Recuerdo la primera vez que alguien dijo “me das mucha paz”, la risa ahogada como un vómito espeso que quedó a medio camino de la garganta. Era él-ella que reía. Nunca tenemos paz pero sabemos darla. Nunca vamos a estar en paz. A veces hay tregua, pero el cuerpo y la mente siguen siendo un campo de batalla.
Puedo desconocerme con todo el mundo menos con este monstruo polimorfo que acepta que le tenga confinado a cambio de concesiones que, imagino, me desfiguran. Soy mi propio retrato de Dorian Gray al precio de no haber vendido el alma, de apostar a que podía ser yo misma aire libre y jaula, represión y libertinaje, racionalidad e instinto.
Hay poco que se puede saber con seguridad. Yo creo que sólo sé una cosa: que no consigo atravesar la vida sin piedras de toque, sin puntos de anclaje que nos traigan de regreso cuando el Daño enorme de estar vivos en un mundo cruel se impone, inevitable; una mortaja helada cayendo sobre el corazón. Hay otras cosas que creo entender, como el amor, que nunca sé si nació conmigo o si nací para él (aunque me gusta imaginar que es esto último). Que nada está escrito ni es definitivo, y todo es pasible de olvido más temprano que tarde. Que nos traen a la vida para morir, que no hay mucho más que pasar por el mundo haciendo el menor daño posible.
Estiro los dedos para tocar la cabeza del gato. La monstruo se mueve, me roza el corazón con una extremidad helada, me recuerda que hoy puedo morir en la ruta camino al trabajo, que es una cuestión tan azarosa como este animal llegando a casa de la forma en que lo hizo, o nosotros conociéndonos sin imaginar el final inevitable.

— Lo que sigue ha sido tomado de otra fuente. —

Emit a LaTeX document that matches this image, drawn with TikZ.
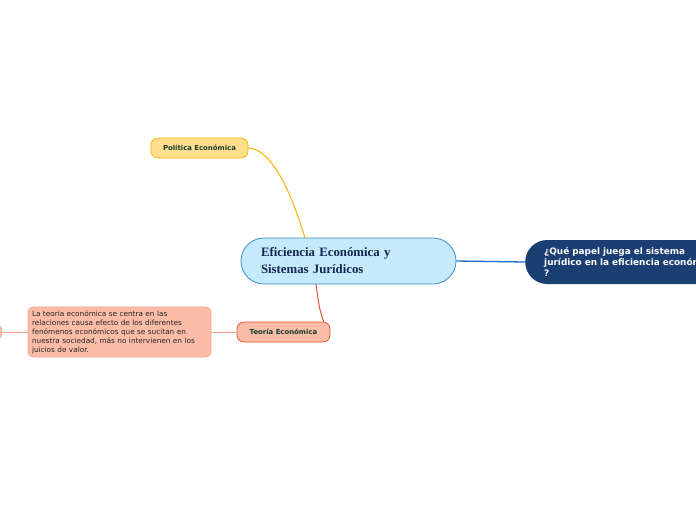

Empiezo a caminar, sale un sol de primavera y cada paso me aleja del punto de anclaje más fuerte que tengo, que es una casa móvil, una nave, un árbol, sólo por accidente un ser humano parecido a mí con su propio monstruo. Me pregunto, como cada día, cómo hacemos para vivir con la absoluta conciencia de que todo lo que amamos puede faltar en cualquier momento.